In the .htaccess, it’s exactly like they say if you’re running apache:
ErrorDocument 404 /404.php
(or whatever you name your 404 file)
March 18th, 2004 at 12:32 pm
Of course, you can extract a lot of this from your logs if you have referrer logging turned on. However, for ease of reporting and juggling, on one of my higher-traffic sites I keep a simple not-found table:
notfound_id, int, primary key, auto-increment
notfound_date, timestamp
notfound_url, varchar(255)
notfound_referer, varchar(255)
notfound_ip, varchar(25)
notfound_useragent, varchar(255)
And my 404.php page writes to it as follows:
header(”Status: 404 Not Found”);
$url = $_SERVER["REQUEST_URI"];
$referer = $_SERVER["HTTP_REFERER"];
$clientip = $_SERVER["REMOTE_ADDR"];
$useragent = $_SERVER["HTTP_USER_AGENT"];
$sql = ‘insert into notfound (notfound_url, notfound_referer, notfound_ip, notfound_useragent) values ( ‘ .

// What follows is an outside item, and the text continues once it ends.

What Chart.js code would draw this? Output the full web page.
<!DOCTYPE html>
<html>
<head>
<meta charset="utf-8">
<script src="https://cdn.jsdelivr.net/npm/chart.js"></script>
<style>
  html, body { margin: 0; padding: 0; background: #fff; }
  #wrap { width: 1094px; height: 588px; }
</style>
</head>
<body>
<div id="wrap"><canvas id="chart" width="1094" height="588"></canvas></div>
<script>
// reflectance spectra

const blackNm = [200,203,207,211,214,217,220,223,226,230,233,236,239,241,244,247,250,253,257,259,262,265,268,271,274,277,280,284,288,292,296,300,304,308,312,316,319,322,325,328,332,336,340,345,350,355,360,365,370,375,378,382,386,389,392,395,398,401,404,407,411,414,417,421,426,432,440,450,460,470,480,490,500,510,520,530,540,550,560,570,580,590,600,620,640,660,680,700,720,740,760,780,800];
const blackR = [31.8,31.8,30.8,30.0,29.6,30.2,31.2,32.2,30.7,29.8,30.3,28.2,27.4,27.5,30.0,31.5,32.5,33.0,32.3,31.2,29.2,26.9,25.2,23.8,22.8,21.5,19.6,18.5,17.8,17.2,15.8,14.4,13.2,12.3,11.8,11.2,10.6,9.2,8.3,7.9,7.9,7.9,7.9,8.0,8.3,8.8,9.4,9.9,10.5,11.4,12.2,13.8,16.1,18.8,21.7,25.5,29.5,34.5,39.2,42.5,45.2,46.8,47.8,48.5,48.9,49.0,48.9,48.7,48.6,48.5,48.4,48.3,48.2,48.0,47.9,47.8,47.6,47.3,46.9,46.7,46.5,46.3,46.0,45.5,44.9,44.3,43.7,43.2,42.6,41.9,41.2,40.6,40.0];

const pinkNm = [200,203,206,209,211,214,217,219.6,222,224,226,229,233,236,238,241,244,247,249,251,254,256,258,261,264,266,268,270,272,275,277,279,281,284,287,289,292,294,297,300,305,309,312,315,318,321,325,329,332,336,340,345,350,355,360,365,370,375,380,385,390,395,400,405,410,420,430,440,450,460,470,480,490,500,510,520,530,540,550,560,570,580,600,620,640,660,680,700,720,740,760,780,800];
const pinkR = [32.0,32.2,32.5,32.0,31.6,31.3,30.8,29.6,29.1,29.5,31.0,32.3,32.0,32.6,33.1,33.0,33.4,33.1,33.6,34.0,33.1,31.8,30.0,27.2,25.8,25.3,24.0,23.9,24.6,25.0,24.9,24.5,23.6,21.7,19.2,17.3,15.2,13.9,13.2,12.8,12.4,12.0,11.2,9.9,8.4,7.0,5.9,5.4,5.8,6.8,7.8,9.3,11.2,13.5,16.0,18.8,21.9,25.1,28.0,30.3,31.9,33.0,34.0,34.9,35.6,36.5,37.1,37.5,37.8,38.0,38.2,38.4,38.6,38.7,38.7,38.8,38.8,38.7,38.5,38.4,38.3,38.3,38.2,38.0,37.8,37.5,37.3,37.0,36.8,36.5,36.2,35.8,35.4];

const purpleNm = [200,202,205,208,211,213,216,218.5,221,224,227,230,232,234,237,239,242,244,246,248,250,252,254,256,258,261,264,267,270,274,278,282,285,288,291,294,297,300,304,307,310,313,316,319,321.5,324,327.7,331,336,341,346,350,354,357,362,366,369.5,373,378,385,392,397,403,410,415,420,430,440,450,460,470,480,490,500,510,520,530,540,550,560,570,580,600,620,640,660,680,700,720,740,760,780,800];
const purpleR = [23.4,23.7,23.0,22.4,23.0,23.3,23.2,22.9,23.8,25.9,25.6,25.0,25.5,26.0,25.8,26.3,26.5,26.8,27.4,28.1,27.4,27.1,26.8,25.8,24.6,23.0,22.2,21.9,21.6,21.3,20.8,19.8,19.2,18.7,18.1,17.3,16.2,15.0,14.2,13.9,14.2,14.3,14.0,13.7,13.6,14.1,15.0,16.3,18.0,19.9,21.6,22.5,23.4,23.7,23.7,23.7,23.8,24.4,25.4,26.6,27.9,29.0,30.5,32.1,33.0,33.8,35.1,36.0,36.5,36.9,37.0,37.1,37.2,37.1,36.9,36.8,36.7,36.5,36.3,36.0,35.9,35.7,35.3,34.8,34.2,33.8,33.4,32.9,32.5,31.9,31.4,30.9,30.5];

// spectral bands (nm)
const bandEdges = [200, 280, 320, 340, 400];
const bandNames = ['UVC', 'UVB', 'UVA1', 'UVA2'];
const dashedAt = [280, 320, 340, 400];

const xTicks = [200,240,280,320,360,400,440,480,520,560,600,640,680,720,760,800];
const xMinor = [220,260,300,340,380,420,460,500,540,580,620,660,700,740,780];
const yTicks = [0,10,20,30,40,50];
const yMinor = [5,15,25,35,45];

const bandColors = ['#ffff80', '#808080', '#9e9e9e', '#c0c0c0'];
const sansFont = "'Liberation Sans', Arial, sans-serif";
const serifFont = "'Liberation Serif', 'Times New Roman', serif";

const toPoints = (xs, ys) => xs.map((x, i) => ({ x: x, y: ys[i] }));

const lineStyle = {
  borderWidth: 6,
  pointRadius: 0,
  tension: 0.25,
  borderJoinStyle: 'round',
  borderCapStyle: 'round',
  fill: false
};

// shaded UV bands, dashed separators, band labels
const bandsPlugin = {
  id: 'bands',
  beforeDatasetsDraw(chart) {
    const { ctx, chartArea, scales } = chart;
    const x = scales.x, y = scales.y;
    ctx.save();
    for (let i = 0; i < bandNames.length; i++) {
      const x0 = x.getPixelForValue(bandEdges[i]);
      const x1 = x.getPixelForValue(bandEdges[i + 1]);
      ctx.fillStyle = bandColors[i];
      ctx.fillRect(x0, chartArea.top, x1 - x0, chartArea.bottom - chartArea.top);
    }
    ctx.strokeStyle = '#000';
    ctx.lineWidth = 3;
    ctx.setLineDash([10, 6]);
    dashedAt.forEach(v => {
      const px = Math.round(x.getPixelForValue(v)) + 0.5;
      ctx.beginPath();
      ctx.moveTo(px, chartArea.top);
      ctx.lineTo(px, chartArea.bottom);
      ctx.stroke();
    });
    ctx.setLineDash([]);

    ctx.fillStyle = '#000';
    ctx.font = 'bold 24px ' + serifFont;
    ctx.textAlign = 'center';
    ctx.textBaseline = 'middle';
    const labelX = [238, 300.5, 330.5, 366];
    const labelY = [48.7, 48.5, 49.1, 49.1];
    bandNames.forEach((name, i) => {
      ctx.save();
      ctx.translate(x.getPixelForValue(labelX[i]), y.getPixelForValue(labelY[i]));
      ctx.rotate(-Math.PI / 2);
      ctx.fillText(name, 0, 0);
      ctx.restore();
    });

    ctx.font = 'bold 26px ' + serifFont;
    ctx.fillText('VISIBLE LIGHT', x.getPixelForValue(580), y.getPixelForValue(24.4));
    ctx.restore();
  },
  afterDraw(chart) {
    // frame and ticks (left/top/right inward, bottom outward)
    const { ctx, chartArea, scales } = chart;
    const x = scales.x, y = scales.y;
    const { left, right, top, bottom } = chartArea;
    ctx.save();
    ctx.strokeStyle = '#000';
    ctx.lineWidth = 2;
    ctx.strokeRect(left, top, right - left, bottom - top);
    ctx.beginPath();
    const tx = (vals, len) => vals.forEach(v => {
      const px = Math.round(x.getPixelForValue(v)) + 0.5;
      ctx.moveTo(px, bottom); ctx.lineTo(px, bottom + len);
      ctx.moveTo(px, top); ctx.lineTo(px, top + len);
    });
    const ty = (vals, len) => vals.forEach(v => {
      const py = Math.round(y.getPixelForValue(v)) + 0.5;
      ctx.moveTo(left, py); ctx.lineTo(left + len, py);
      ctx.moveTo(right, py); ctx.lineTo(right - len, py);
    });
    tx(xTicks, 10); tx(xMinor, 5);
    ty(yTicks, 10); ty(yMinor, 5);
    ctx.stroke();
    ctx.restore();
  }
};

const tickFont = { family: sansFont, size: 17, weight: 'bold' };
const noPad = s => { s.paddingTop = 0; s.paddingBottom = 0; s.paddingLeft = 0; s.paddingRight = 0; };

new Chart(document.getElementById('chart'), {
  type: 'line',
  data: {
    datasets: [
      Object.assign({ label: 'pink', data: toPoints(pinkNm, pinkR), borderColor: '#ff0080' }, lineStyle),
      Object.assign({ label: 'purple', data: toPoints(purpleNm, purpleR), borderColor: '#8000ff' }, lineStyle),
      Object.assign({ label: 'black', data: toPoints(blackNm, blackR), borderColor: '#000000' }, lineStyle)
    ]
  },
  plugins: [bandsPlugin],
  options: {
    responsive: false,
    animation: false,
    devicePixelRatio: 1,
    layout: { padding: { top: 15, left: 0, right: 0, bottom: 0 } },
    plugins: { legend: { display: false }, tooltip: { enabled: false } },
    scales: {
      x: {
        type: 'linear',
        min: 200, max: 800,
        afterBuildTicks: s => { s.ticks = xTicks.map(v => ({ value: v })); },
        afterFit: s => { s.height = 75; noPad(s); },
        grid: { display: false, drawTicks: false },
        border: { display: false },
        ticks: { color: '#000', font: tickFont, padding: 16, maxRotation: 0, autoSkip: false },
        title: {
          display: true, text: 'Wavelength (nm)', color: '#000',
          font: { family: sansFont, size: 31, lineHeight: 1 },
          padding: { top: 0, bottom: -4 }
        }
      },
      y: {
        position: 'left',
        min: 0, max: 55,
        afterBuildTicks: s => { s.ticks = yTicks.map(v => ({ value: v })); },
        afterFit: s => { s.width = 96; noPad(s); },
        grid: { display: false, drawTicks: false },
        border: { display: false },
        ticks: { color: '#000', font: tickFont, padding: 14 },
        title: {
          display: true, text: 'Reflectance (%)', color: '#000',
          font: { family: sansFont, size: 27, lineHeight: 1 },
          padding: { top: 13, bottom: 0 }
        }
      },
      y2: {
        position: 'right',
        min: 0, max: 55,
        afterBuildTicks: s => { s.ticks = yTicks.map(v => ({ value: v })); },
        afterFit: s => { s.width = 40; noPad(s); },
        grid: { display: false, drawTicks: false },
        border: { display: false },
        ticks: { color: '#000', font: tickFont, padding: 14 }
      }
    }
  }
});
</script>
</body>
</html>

“‘” . mysql_escape_string($url) . “‘, ” .
“‘” . mysql_escape_string($referer) . “‘, ” .
“‘” . mysql_escape_string($clientip) . “‘, ” .
“‘” . mysql_escape_string($useragent) . “‘)”;
// assuming an existing mysql connection
mysql_query($sql, $dbconn);
March 18th, 2004 at 2:08 pm
You see - this is where I think something might be screwed up in the way I’m handling 404 errors to begin with. For me - on my 404 page - $_SERVER["REQUEST_URI"] will BE the 404 page. Like it “forgets” what was being asked for - and only remembers the current page - which IS the 404 page…

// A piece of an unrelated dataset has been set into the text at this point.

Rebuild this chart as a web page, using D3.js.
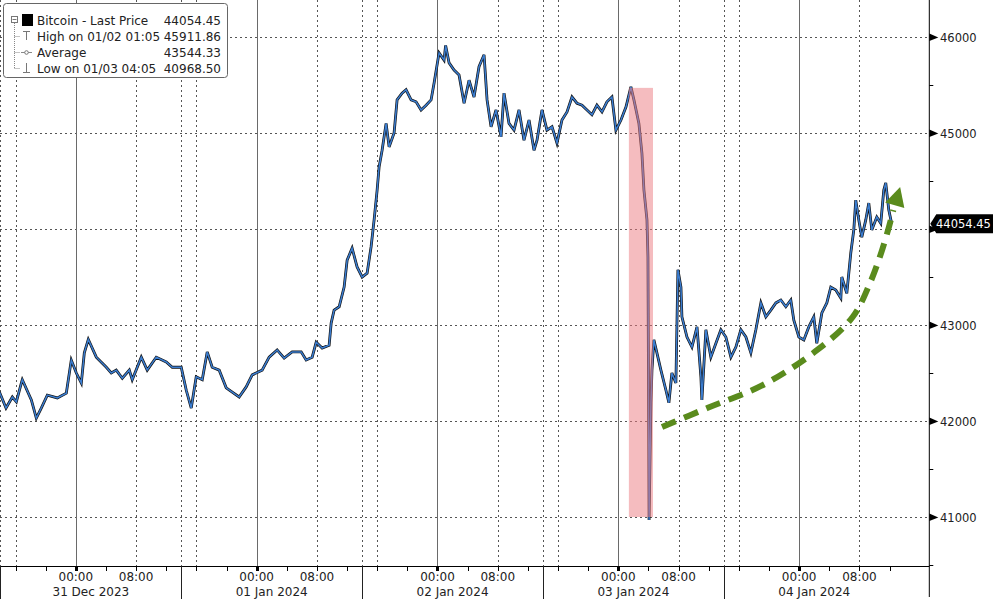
<!DOCTYPE html>
<html><head><meta charset="utf-8">
<script src="https://cdn.jsdelivr.net/npm/d3@7"></script>
<style>html,body{margin:0;padding:0;background:#fff;} svg{display:block;font-family:"DejaVu Sans",sans-serif;}</style>
</head><body><svg id="c" width="993" height="599"></svg>
<script>
// ---- data (hours relative to 31 Dec 2023 00:00) ----
const hours = [
-10.15,-9.26,-8.42,-7.89,-7.23,-7.10,-5.90,-5.24,-4.58,-3.78,
-2.45,-1.26,-0.60,0.07,0.73,1.13,1.66,2.72,4.05,4.71,
5.37,6.17,7.10,7.49,8.69,9.48,10.68,12.00,12.80,13.99,
14.66,15.32,15.98,16.78,17.44,18.10,19.03,19.96,20.76,21.68,
22.61,23.41,24.73,25.66,26.72,27.65,28.71,29.91,30.57,31.37,
31.90,32.69,33.62,
33.89,34.28,34.95,35.61,36.01,36.67,37.33,38.00,38.66,39.19,
39.59,39.99,40.25,40.65,41.18,41.58,42.24,42.64,43.30,43.83,
44.50,45.16,45.82,46.49,47.15,47.55,48.21,48.87,49.08,49.54,
50.20,50.86,51.53,52.19,52.85,53.51,54.18,54.58,55.11,55.77,
56.43,56.83,57.49,58.16,58.82,59.48,60.15,60.81,61.21,61.87,
62.53,63.20,63.86,64.52,65.19,65.85,66.51,67.18,67.84,68.50,
69.16,69.83,70.49,71.15,71.68,72.35,73.01,73.67,
74.07,74.73,75.13,75.40,75.80,75.93,76.00,76.08,76.33,76.46,
76.72,77.12,77.65,78.32,78.71,79.11,79.64,79.91,80.31,
80.44,81.11,81.77,82.44,82.96,83.09,83.62,84.28,84.95,85.61,
86.27,86.94,87.60,88.26,88.93,89.59,90.25,90.92,91.58,92.24,
92.91,93.57,94.23,94.89,95.29,95.96,96.62,97.28,97.94,98.34,
99.01,99.67,100.20,100.86,101.53,101.66,102.32,102.85,103.25,103.51,
103.91,104.31,104.84,105.24,105.64,106.30,106.83,107.23,107.49,107.89,
108.28];
const prices = [
42305,42135,42250,42200,42395,42430,42220,42030,42135,42270,
42240,42290,42635,42500,42395,42710,42850,42665,42560,42500,
42530,42445,42530,42430,42665,42530,42665,42615,42560,42560,
42320,42135,42460,42430,42720,42560,42530,42345,42300,42250,
42355,42480,42530,42665,42740,42655,42720,42720,42635,42665,
42820,42760,42790,
43020,43155,43190,43395,43675,43800,43605,43500,43540,43815,
44095,44405,44645,44820,45100,44855,45000,45345,45415,45450,
45345,45325,45240,45290,45345,45520,45835,45760,45911.86,45730,
45655,45605,45310,45550,45375,45690,45815,45345,45065,45240,
44960,45415,45100,45030,45240,44925,45135,44820,44925,45240,
45030,45065,44895,45135,45220,45375,45310,45290,45240,45190,
45290,45220,45325,45375,45030,45135,45270,45480,
45345,45100,44790,44405,44095,43710,42530,40968.5,42190,42530,
42845,42710,42530,42320,42190,42500,42395,43575,43395,
43085,42875,42770,42980,42460,42220,42950,42665,42810,42950,
42875,42665,42770,42950,42875,42710,42950,43230,43085,43155,
43230,43260,43190,43260,43050,42875,42845,42980,43085,42810,
43125,43230,43395,43365,43280,43500,43330,43750,43990,44300,
44095,43915,44095,44270,43990,44125,44060,44405,44480,44200,
44054.45];
const yTicks = [41000,42000,43000,44000,45000,46000];
const yMinorTicks = [40500,41500,42500,43500,44500,45500];
const hourLabelTimes = [0,8,24,32,48,56,72,80,96,104];
const dayLabels = ["31 Dec 2023","01 Jan 2024","02 Jan 2024","03 Jan 2024","04 Jan 2024"];
const dayLabelTimes = [2,26,50,74,98];
const legendLabels = ["Bitcoin - Last Price","High on 01/02 01:05","Average","Low on 01/03 04:05"];
const legendValues = ["44054.45","45911.86","43544.33","40968.50"];
const lastPrice = 44054.45;
const bandHours = [73.4,76.6];
const bandPrices = [41000,45470];
const trendHours = [77.8,83.8,91.2,98.4,103.1,105.4,106.7,107.8,108.5];
const trendPrices = [41937,42135,42375,42740,43083,43437,43708,43990,44198];
const arrowTip = [109.4,44437];

// ---- scales ----
const base = Date.UTC(2023,11,31);
const toDate = h => new Date(base + h*3600000);
const W = 993, H = 599;
const axisX = 929.3, axisY = 566;
const x = d3.scaleUtc().domain([toDate(-10.06), toDate(113.27)]).range([0, axisX]);
const y = d3.scaleLinear().domain([41000,46000]).range([517,37]);
const svg = d3.select("#c");
const data = hours.map((h,i)=>({d:toDate(h), v:prices[i]}));

// ---- grid ----
const g = svg.append("g");
g.selectAll("line.hg").data(yTicks).join("line")
  .attr("x1",0).attr("x2",axisX).attr("y1",d=>Math.round(y(d))+0.5).attr("y2",d=>Math.round(y(d))+0.5)
  .attr("stroke","#555").attr("stroke-dasharray","2,3").attr("stroke-width",1);
const gridTimes = d3.utcHours(toDate(-10), toDate(108.6), 2);
g.selectAll("line.vd").data(gridTimes.filter(t=>[8,14,16].includes(t.getUTCHours()))).join("line")
  .attr("x1",d=>Math.round(x(d))+0.5).attr("x2",d=>Math.round(x(d))+0.5).attr("y1",0).attr("y2",axisY)
  .attr("stroke","#555").attr("stroke-dasharray","2,3");
g.selectAll("line.vs").data(gridTimes.filter(t=>t.getUTCHours()===0)).join("line")
  .attr("x1",d=>Math.round(x(d))+0.5).attr("x2",d=>Math.round(x(d))+0.5).attr("y1",0).attr("y2",axisY)
  .attr("stroke","#6a6a6a").attr("stroke-width",1);

// ---- price line ----
const line = d3.line().x(d=>x(d.d)).y(d=>y(d.v));
svg.append("path").datum(data).attr("d",line).attr("fill","none")
  .attr("stroke","#111").attr("stroke-width",2.8).attr("stroke-linejoin","miter");
svg.append("path").datum(data).attr("d",line).attr("fill","none")
  .attr("stroke","#3b7dd0").attr("stroke-width",1.5);

// ---- crash band ----
svg.append("rect")
  .attr("x",x(toDate(bandHours[0]))).attr("width",x(toDate(bandHours[1]))-x(toDate(bandHours[0])))
  .attr("y",y(bandPrices[1])).attr("height",y(bandPrices[0])-y(bandPrices[1]))
  .attr("fill","rgb(235,121,127)").attr("opacity",0.5);

// ---- trend arrow ----
const tp = trendHours.map((h,i)=>[x(toDate(h)), y(trendPrices[i])]);
const tip = [x(toDate(arrowTip[0])), y(arrowTip[1])];
const last = tp[tp.length-1];
let dx = tip[0]-last[0], dy = tip[1]-last[1]; const dl = Math.hypot(dx,dy); dx/=dl; dy/=dl;
const bc = [tip[0]-19*dx, tip[1]-19*dy];
svg.append("path").attr("d", d3.line().curve(d3.curveCatmullRom)(tp))
  .attr("fill","none").attr("stroke","#5a8b1d").attr("stroke-width",6).attr("stroke-dasharray","15,9");
svg.append("path").attr("d",`M${tip[0]},${tip[1]}L${bc[0]-10*dy},${bc[1]+10*dx}L${bc[0]+10*dy},${bc[1]-10*dx}Z`)
  .attr("fill","#5a8b1d");

// ---- right axis ----
const ly = y(lastPrice);
svg.append("line").attr("x1",axisX).attr("x2",axisX).attr("y1",0).attr("y2",597).attr("stroke","#000");
svg.selectAll("path.tri").data(yTicks).join("path")
  .attr("d",d=>`M${axisX},${y(d)-3.5}L${axisX+9},${y(d)+0.5}L${axisX},${y(d)+4}Z`).attr("fill","#000");
svg.selectAll("line.minor").data(yMinorTicks).join("line")
  .attr("x1",axisX).attr("x2",axisX+4).attr("y1",d=>Math.round(y(d))+0.5).attr("y2",d=>Math.round(y(d))+0.5).attr("stroke","#000");
// the 44000 label sits under the last-price tag in the reference, so only unobscured labels are drawn
svg.selectAll("text.yl").data(yTicks.filter(d=>Math.abs(y(d)-ly)>12)).join("text")
  .attr("x",940).attr("y",d=>y(d)+4.5).text(d=>d).attr("font-size",11.5).attr("fill","#222");

// ---- bottom axis ----
svg.append("line").attr("x1",0).attr("x2",axisX).attr("y1",axisY+0.5).attr("y2",axisY+0.5).attr("stroke","#000");
const tickTimes = d3.utcHours(toDate(-8), toDate(108.6), 4);
svg.selectAll("line.bt").data(tickTimes).join("line")
  .attr("x1",d=>Math.round(x(d))+0.5).attr("x2",d=>Math.round(x(d))+0.5).attr("y1",axisY).attr("y2",axisY+5)
  .attr("stroke","#000").attr("stroke-width",d=>d.getUTCHours()===0?3:1);
svg.selectAll("line.sep").data(gridTimes.filter(t=>t.getUTCHours()===14)).join("line")
  .attr("x1",d=>Math.round(x(d))+0.5).attr("x2",d=>Math.round(x(d))+0.5).attr("y1",axisY).attr("y2",H)
  .attr("stroke","#222");
const fmtH = d3.utcFormat("%H:%M");
svg.selectAll("text.hl").data(hourLabelTimes).join("text")
  .attr("x",d=>x(toDate(d))).attr("y",581).attr("text-anchor","middle").attr("font-size",12).attr("fill","#222")
  .text(d=>fmtH(toDate(d)));
svg.selectAll("text.dl").data(dayLabels).join("text")
  .attr("x",(d,i)=>x(toDate(dayLabelTimes[i]))).attr("y",596).attr("text-anchor","middle").attr("font-size",12).attr("fill","#222")
  .text(d=>d);

// ---- last price tag ----
svg.append("path").attr("d",`M${axisX+1},${ly}L${axisX+7},${ly-9.5}L${W},${ly-9.5}L${W},${ly+9.5}L${axisX+7},${ly+9.5}Z`).attr("fill","#000");
svg.append("text").attr("x",936).attr("y",ly+4.5).attr("font-size",11.5).attr("fill","#fff").text(lastPrice.toFixed(2));

// ---- legend ----
const lg = svg.append("g");
lg.append("rect").attr("x",3.5).attr("y",3.5).attr("width",224).attr("height",74).attr("rx",3)
  .attr("fill","#fff").attr("stroke","#666");
const rowY = [20,36,52,68];
lg.append("line").attr("x1",14.5).attr("x2",14.5).attr("y1",23).attr("y2",68).attr("stroke","#888").attr("stroke-dasharray","1,1");
rowY.slice(1).forEach(r=>lg.append("line").attr("x1",14.5).attr("x2",20).attr("y1",r+0.5).attr("y2",r+0.5).attr("stroke","#888").attr("stroke-dasharray","1,1"));
lg.append("rect").attr("x",11.5).attr("y",16.5).attr("width",6).attr("height",6).attr("fill","#fff").attr("stroke","#777");
lg.append("line").attr("x1",12.5).attr("x2",16.5).attr("y1",19.5).attr("y2",19.5).attr("stroke","#777");
lg.append("rect").attr("x",22).attr("y",14).attr("width",11).attr("height",12).attr("fill","#000");
lg.append("path").attr("d","M23,31.5H30M26.5,31.5V40").attr("stroke","#777").attr("fill","none");
lg.append("path").attr("d","M21,52.5H32").attr("stroke","#888").attr("fill","none");
lg.append("circle").attr("cx",26.5).attr("cy",52.5).attr("r",1.8).attr("fill","#fff").attr("stroke","#777");
lg.append("path").attr("d","M26.5,63V72.5M23,72.5H30").attr("stroke","#777").attr("fill","none");
lg.selectAll("text.ll").data(legendLabels).join("text")
  .attr("x",37).attr("y",(d,i)=>rowY[i]+4.5).attr("font-size",12).attr("fill","#222").text(d=>d);
lg.selectAll("text.lv").data(legendValues).join("text")
  .attr("x",221).attr("y",(d,i)=>rowY[i]+4.5).attr("font-size",12).attr("text-anchor","end").attr("fill","#222").text(d=>d);
</script></body></html>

But as far as I know - I have the 404 page pointed correctly in my .htaccess… I must be overlooking something!
March 18th, 2004 at 2:16 pm
A HA!!
The problem was that I had the .htaccess line like this:
ErrorDocument 404 http://www.mysite.com/404.php
instead of
ErrorDocument 404 /404.php
Strange. By putting the “full web path” in there - it loses what was “being asked for”… Now maybe I”ll try that email script again…
March 18th, 2004 at 2:55 pm
Wow, I’ve never encountered that, but I would wager to say it’s just how your web server is setup. This is good to know!
March 18th, 2004 at 3:08 pm
WOAH! Well… the good news is that it works… the bad news is that the 404 page gets a lot more traffic than I realized. LOL!! I think I have to make my own script that keeps a list of “missing pages” - but only one entry per missing page (ie. no duplicates). Perhaps finally after a long hiatus, this is a chance for me to post a home-grown script… should be simple enough.